_Task goal_: Quote exactly the lines spanning from the top of the data below to the line that contains "fig = go.Figure()", including both.
* start *
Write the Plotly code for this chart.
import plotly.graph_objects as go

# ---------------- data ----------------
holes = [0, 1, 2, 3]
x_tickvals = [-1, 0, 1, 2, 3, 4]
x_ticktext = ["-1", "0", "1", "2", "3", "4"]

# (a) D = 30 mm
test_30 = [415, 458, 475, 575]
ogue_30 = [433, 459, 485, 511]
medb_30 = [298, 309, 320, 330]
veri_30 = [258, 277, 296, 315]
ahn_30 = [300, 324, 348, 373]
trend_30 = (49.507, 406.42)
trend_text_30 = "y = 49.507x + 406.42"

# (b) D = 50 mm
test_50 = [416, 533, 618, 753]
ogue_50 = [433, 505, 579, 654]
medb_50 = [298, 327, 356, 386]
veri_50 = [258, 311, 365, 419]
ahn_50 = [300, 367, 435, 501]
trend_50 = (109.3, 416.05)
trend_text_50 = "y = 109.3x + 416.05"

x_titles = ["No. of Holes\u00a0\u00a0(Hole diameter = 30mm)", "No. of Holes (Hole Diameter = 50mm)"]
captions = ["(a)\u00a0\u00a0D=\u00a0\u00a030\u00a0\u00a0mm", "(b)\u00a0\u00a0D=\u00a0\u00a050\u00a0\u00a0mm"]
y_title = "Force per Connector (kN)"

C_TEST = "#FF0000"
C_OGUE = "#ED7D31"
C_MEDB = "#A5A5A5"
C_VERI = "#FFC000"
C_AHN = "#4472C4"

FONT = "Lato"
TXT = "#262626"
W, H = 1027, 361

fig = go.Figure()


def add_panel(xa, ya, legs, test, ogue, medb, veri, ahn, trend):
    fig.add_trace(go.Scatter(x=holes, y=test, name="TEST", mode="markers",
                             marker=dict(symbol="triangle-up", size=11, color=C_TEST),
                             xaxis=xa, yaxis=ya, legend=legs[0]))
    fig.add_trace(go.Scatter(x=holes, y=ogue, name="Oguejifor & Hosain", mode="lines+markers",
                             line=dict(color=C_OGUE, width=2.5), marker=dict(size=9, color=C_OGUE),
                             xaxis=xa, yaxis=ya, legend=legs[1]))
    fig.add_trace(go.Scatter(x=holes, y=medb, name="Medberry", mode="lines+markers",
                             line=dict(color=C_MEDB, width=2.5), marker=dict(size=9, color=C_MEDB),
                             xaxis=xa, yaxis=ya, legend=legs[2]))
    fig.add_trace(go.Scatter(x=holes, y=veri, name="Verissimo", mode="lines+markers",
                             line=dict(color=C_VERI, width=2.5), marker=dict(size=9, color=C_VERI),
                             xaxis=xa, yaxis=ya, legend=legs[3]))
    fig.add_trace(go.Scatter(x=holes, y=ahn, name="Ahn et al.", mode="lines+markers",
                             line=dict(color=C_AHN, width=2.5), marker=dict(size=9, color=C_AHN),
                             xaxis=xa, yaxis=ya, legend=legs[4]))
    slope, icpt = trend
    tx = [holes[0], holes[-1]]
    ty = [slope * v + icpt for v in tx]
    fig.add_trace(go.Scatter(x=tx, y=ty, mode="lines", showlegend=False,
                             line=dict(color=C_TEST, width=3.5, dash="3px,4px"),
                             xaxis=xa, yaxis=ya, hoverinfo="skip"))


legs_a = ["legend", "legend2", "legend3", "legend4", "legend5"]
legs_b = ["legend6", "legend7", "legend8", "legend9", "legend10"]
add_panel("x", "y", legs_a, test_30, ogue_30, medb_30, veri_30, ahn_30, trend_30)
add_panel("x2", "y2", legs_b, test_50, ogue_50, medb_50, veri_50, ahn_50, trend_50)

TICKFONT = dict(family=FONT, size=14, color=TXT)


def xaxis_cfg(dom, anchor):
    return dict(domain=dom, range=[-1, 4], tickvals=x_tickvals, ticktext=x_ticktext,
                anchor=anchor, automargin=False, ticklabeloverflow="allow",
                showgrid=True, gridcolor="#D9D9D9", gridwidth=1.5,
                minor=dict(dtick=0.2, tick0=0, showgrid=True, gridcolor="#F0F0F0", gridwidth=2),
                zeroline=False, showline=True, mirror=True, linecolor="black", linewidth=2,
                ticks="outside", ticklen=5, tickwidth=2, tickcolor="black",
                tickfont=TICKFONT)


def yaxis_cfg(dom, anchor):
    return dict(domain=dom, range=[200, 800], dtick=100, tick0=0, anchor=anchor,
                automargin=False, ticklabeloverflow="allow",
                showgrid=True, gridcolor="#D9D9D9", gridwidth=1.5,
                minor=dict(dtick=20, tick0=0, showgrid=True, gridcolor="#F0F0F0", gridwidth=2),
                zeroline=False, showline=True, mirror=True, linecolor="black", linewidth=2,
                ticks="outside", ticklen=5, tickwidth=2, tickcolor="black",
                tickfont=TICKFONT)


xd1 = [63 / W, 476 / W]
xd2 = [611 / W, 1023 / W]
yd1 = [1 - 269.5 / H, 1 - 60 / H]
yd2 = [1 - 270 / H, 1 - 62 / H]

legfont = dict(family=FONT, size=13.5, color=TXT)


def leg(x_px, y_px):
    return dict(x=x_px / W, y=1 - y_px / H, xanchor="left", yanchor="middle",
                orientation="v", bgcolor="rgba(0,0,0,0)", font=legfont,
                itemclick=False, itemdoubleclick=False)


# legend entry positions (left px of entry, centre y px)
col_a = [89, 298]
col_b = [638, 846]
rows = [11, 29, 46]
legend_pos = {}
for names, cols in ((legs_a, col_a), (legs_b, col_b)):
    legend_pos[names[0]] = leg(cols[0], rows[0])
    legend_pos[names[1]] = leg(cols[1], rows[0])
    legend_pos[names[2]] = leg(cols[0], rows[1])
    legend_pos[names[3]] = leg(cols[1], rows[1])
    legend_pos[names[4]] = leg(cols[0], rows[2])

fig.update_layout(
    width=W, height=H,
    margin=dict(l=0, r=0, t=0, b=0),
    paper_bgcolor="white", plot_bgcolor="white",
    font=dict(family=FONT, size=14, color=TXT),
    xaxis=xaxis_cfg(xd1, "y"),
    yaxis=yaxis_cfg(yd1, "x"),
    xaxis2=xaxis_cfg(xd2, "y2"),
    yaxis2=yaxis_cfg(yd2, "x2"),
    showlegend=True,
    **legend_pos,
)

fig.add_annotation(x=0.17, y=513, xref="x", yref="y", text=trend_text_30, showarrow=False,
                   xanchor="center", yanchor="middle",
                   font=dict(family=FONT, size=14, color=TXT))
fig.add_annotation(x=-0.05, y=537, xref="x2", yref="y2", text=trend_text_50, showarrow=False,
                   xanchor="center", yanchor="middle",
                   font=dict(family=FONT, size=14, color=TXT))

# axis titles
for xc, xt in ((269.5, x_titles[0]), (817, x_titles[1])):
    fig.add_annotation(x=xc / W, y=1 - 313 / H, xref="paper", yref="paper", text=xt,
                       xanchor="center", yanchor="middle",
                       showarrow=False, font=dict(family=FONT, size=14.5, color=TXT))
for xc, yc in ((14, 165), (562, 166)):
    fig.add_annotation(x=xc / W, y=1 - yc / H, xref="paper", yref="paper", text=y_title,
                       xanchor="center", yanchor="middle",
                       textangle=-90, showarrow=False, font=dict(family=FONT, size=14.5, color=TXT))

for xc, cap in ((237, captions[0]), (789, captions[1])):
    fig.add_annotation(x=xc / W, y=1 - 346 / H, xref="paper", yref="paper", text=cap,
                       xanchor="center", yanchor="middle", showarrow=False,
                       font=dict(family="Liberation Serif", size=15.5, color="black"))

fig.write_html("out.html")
* end *
_Solution to the exercise_:
Write the Plotly code for this chart.
import plotly.graph_objects as go

# ---------------- data ----------------
holes = [0, 1, 2, 3]
x_tickvals = [-1, 0, 1, 2, 3, 4]
x_ticktext = ["-1", "0", "1", "2", "3", "4"]

# (a) D = 30 mm
test_30 = [415, 458, 475, 575]
ogue_30 = [433, 459, 485, 511]
medb_30 = [298, 309, 320, 330]
veri_30 = [258, 277, 296, 315]
ahn_30 = [300, 324, 348, 373]
trend_30 = (49.507, 406.42)
trend_text_30 = "y = 49.507x + 406.42"

# (b) D = 50 mm
test_50 = [416, 533, 618, 753]
ogue_50 = [433, 505, 579, 654]
medb_50 = [298, 327, 356, 386]
veri_50 = [258, 311, 365, 419]
ahn_50 = [300, 367, 435, 501]
trend_50 = (109.3, 416.05)
trend_text_50 = "y = 109.3x + 416.05"

x_titles = ["No. of Holes\u00a0\u00a0(Hole diameter = 30mm)", "No. of Holes (Hole Diameter = 50mm)"]
captions = ["(a)\u00a0\u00a0D=\u00a0\u00a030\u00a0\u00a0mm", "(b)\u00a0\u00a0D=\u00a0\u00a050\u00a0\u00a0mm"]
y_title = "Force per Connector (kN)"

C_TEST = "#FF0000"
C_OGUE = "#ED7D31"
C_MEDB = "#A5A5A5"
C_VERI = "#FFC000"
C_AHN = "#4472C4"

FONT = "Lato"
TXT = "#262626"
W, H = 1027, 361

fig = go.Figure()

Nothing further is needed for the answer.